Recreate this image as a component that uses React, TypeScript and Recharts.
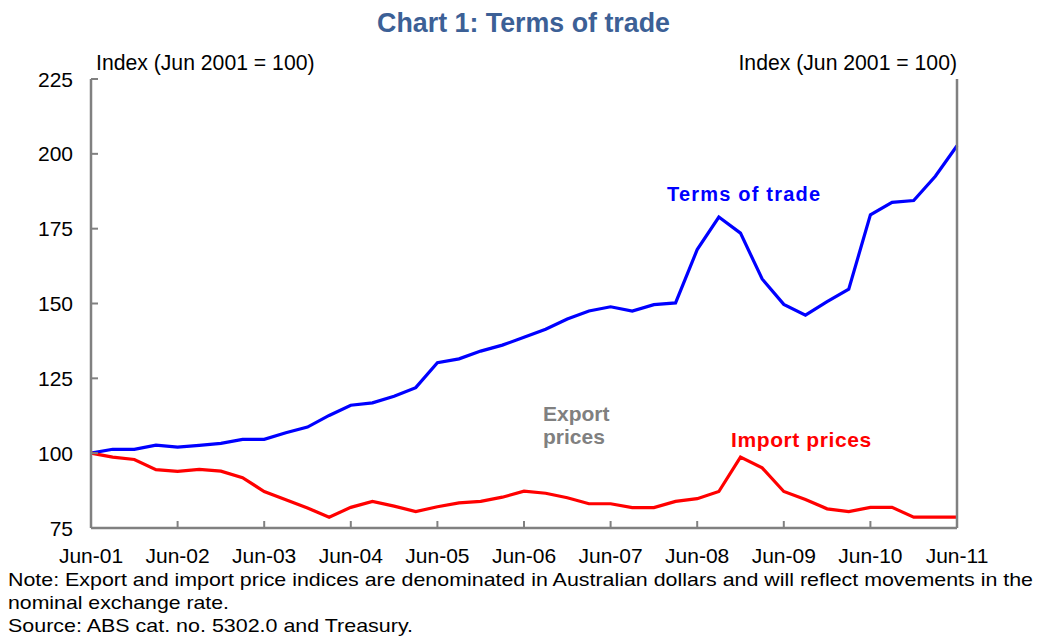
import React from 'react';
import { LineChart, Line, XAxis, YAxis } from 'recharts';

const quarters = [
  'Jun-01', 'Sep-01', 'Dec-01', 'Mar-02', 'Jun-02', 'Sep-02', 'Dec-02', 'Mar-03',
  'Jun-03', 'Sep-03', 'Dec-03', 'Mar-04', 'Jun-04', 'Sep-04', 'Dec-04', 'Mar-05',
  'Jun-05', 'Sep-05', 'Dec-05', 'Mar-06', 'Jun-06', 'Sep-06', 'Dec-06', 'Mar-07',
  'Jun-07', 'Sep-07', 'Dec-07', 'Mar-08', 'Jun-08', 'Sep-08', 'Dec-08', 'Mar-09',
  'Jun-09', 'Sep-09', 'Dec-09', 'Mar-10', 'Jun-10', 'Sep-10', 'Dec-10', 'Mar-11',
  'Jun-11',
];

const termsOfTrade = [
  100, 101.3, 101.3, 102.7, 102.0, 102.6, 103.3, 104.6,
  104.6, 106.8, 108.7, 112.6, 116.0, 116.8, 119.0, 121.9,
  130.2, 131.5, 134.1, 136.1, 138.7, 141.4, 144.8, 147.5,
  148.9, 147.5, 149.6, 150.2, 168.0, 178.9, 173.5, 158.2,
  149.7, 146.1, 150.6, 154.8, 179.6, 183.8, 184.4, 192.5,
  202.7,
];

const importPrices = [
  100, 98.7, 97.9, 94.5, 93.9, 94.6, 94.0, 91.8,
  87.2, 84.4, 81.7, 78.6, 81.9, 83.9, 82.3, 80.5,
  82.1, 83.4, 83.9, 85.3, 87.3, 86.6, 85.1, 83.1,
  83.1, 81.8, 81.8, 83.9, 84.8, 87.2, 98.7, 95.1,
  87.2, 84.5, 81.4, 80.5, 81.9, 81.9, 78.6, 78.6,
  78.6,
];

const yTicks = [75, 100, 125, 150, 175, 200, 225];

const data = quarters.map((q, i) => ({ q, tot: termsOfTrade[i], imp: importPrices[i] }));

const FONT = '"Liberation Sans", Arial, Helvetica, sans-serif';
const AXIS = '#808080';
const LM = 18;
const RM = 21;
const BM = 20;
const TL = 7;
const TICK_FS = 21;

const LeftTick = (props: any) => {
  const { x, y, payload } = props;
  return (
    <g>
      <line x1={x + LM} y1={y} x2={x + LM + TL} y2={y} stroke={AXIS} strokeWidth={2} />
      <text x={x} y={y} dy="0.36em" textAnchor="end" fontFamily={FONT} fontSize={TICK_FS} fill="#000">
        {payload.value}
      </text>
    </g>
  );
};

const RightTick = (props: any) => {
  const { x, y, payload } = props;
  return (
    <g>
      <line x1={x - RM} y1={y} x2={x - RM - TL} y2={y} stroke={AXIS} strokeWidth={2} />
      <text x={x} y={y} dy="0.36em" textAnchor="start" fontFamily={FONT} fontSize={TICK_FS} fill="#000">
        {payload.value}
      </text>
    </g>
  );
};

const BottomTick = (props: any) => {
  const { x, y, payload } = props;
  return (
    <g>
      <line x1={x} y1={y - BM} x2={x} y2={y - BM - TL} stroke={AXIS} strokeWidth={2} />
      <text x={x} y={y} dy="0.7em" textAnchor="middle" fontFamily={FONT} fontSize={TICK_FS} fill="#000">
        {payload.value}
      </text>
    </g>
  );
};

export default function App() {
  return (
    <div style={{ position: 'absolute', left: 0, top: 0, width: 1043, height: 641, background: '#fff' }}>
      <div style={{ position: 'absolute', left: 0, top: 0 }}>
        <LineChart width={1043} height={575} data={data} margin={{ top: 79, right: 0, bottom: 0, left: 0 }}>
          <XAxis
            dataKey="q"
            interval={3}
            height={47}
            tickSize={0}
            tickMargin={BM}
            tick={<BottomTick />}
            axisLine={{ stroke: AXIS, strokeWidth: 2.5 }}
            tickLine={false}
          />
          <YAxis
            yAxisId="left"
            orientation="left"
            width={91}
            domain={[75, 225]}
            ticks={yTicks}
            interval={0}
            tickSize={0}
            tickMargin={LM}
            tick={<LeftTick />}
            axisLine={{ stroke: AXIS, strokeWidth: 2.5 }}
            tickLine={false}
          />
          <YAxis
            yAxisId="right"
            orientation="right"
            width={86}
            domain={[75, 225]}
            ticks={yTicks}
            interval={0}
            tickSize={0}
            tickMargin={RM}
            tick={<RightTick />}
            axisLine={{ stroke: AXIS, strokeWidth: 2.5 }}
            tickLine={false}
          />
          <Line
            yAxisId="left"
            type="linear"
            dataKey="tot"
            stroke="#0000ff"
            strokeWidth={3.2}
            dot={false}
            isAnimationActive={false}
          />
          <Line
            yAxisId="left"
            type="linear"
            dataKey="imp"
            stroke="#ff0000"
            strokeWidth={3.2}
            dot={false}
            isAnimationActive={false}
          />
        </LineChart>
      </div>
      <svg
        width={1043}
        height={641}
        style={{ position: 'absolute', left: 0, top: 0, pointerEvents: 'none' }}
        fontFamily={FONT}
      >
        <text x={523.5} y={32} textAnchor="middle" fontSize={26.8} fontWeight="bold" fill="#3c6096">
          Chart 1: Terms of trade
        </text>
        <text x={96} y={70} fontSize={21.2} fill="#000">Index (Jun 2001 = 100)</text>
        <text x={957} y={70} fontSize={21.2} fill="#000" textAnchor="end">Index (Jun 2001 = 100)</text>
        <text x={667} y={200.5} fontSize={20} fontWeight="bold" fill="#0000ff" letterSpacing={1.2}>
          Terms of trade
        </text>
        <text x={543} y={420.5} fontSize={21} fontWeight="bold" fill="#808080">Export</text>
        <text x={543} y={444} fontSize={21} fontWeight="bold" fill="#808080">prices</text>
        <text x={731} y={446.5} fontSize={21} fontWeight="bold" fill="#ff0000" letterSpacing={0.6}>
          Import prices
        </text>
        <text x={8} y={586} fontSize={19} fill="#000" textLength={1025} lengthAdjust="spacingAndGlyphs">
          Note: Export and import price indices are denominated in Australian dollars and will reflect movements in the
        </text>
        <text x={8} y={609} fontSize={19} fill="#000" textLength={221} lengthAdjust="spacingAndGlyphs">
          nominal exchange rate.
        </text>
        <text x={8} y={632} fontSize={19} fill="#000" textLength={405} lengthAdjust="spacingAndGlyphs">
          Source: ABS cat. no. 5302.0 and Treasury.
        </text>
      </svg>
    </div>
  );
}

● ● ● ● ●

#### EXERCISE DETAILS
Every line of text is to be repeated exactly; pictures are left out.

#### COMPLETE ANSWER
Recreate this image as a component that uses React, TypeScript and Recharts.
import React from 'react';
import { LineChart, Line, XAxis, YAxis } from 'recharts';

const quarters = [
  'Jun-01', 'Sep-01', 'Dec-01', 'Mar-02', 'Jun-02', 'Sep-02', 'Dec-02', 'Mar-03',
  'Jun-03', 'Sep-03', 'Dec-03', 'Mar-04', 'Jun-04', 'Sep-04', 'Dec-04', 'Mar-05',
  'Jun-05', 'Sep-05', 'Dec-05', 'Mar-06', 'Jun-06', 'Sep-06', 'Dec-06', 'Mar-07',
  'Jun-07', 'Sep-07', 'Dec-07', 'Mar-08', 'Jun-08', 'Sep-08', 'Dec-08', 'Mar-09',
  'Jun-09', 'Sep-09', 'Dec-09', 'Mar-10', 'Jun-10', 'Sep-10', 'Dec-10', 'Mar-11',
  'Jun-11',
];

const termsOfTrade = [
  100, 101.3, 101.3, 102.7, 102.0, 102.6, 103.3, 104.6,
  104.6, 106.8, 108.7, 112.6, 116.0, 116.8, 119.0, 121.9,
  130.2, 131.5, 134.1, 136.1, 138.7, 141.4, 144.8, 147.5,
  148.9, 147.5, 149.6, 150.2, 168.0, 178.9, 173.5, 158.2,
  149.7, 146.1, 150.6, 154.8, 179.6, 183.8, 184.4, 192.5,
  202.7,
];

const importPrices = [
  100, 98.7, 97.9, 94.5, 93.9, 94.6, 94.0, 91.8,
  87.2, 84.4, 81.7, 78.6, 81.9, 83.9, 82.3, 80.5,
  82.1, 83.4, 83.9, 85.3, 87.3, 86.6, 85.1, 83.1,
  83.1, 81.8, 81.8, 83.9, 84.8, 87.2, 98.7, 95.1,
  87.2, 84.5, 81.4, 80.5, 81.9, 81.9, 78.6, 78.6,
  78.6,
];

const yTicks = [75, 100, 125, 150, 175, 200, 225];

const data = quarters.map((q, i) => ({ q, tot: termsOfTrade[i], imp: importPrices[i] }));

const FONT = '"Liberation Sans", Arial, Helvetica, sans-serif';
const AXIS = '#808080';
const LM = 18;
const RM = 21;
const BM = 20;
const TL = 7;
const TICK_FS = 21;

const LeftTick = (props: any) => {
  const { x, y, payload } = props;
  return (
    <g>
      <line x1={x + LM} y1={y} x2={x + LM + TL} y2={y} stroke={AXIS} strokeWidth={2} />
      <text x={x} y={y} dy="0.36em" textAnchor="end" fontFamily={FONT} fontSize={TICK_FS} fill="#000">
        {payload.value}
      </text>
    </g>
  );
};

const RightTick = (props: any) => {
  const { x, y, payload } = props;
  return (
    <g>
      <line x1={x - RM} y1={y} x2={x - RM - TL} y2={y} stroke={AXIS} strokeWidth={2} />
      <text x={x} y={y} dy="0.36em" textAnchor="start" fontFamily={FONT} fontSize={TICK_FS} fill="#000">
        {payload.value}
      </text>
    </g>
  );
};

const BottomTick = (props: any) => {
  const { x, y, payload } = props;
  return (
    <g>
      <line x1={x} y1={y - BM} x2={x} y2={y - BM - TL} stroke={AXIS} strokeWidth={2} />
      <text x={x} y={y} dy="0.7em" textAnchor="middle" fontFamily={FONT} fontSize={TICK_FS} fill="#000">
        {payload.value}
      </text>
    </g>
  );
};

export default function App() {
  return (
    <div style={{ position: 'absolute', left: 0, top: 0, width: 1043, height: 641, background: '#fff' }}>
      <div style={{ position: 'absolute', left: 0, top: 0 }}>
        <LineChart width={1043} height={575} data={data} margin={{ top: 79, right: 0, bottom: 0, left: 0 }}>
          <XAxis
            dataKey="q"
            interval={3}
            height={47}
            tickSize={0}
            tickMargin={BM}
            tick={<BottomTick />}
            axisLine={{ stroke: AXIS, strokeWidth: 2.5 }}
            tickLine={false}
          />
          <YAxis
            yAxisId="left"
            orientation="left"
            width={91}
            domain={[75, 225]}
            ticks={yTicks}
            interval={0}
            tickSize={0}
            tickMargin={LM}
            tick={<LeftTick />}
            axisLine={{ stroke: AXIS, strokeWidth: 2.5 }}
            tickLine={false}
          />
          <YAxis
            yAxisId="right"
            orientation="right"
            width={86}
            domain={[75, 225]}
            ticks={yTicks}
            interval={0}
            tickSize={0}
            tickMargin={RM}
            tick={<RightTick />}
            axisLine={{ stroke: AXIS, strokeWidth: 2.5 }}
            tickLine={false}
          />
          <Line
            yAxisId="left"
            type="linear"
            dataKey="tot"
            stroke="#0000ff"
            strokeWidth={3.2}
            dot={false}
            isAnimationActive={false}
          />
          <Line
            yAxisId="left"
            type="linear"
            dataKey="imp"
            stroke="#ff0000"
            strokeWidth={3.2}
            dot={false}
            isAnimationActive={false}
          />
        </LineChart>
      </div>
      <svg
        width={1043}
        height={641}
        style={{ position: 'absolute', left: 0, top: 0, pointerEvents: 'none' }}
        fontFamily={FONT}
      >
        <text x={523.5} y={32} textAnchor="middle" fontSize={26.8} fontWeight="bold" fill="#3c6096">
          Chart 1: Terms of trade
        </text>
        <text x={96} y={70} fontSize={21.2} fill="#000">Index (Jun 2001 = 100)</text>
        <text x={957} y={70} fontSize={21.2} fill="#000" textAnchor="end">Index (Jun 2001 = 100)</text>
        <text x={667} y={200.5} fontSize={20} fontWeight="bold" fill="#0000ff" letterSpacing={1.2}>
          Terms of trade
        </text>
        <text x={543} y={420.5} fontSize={21} fontWeight="bold" fill="#808080">Export</text>
        <text x={543} y={444} fontSize={21} fontWeight="bold" fill="#808080">prices</text>
        <text x={731} y={446.5} fontSize={21} fontWeight="bold" fill="#ff0000" letterSpacing={0.6}>
          Import prices
        </text>
        <text x={8} y={586} fontSize={19} fill="#000" textLength={1025} lengthAdjust="spacingAndGlyphs">
          Note: Export and import price indices are denominated in Australian dollars and will reflect movements in the
        </text>
        <text x={8} y={609} fontSize={19} fill="#000" textLength={221} lengthAdjust="spacingAndGlyphs">
          nominal exchange rate.
        </text>
        <text x={8} y={632} fontSize={19} fill="#000" textLength={405} lengthAdjust="spacingAndGlyphs">
          Source: ABS cat. no. 5302.0 and Treasury.
        </text>
      </svg>
    </div>
  );
}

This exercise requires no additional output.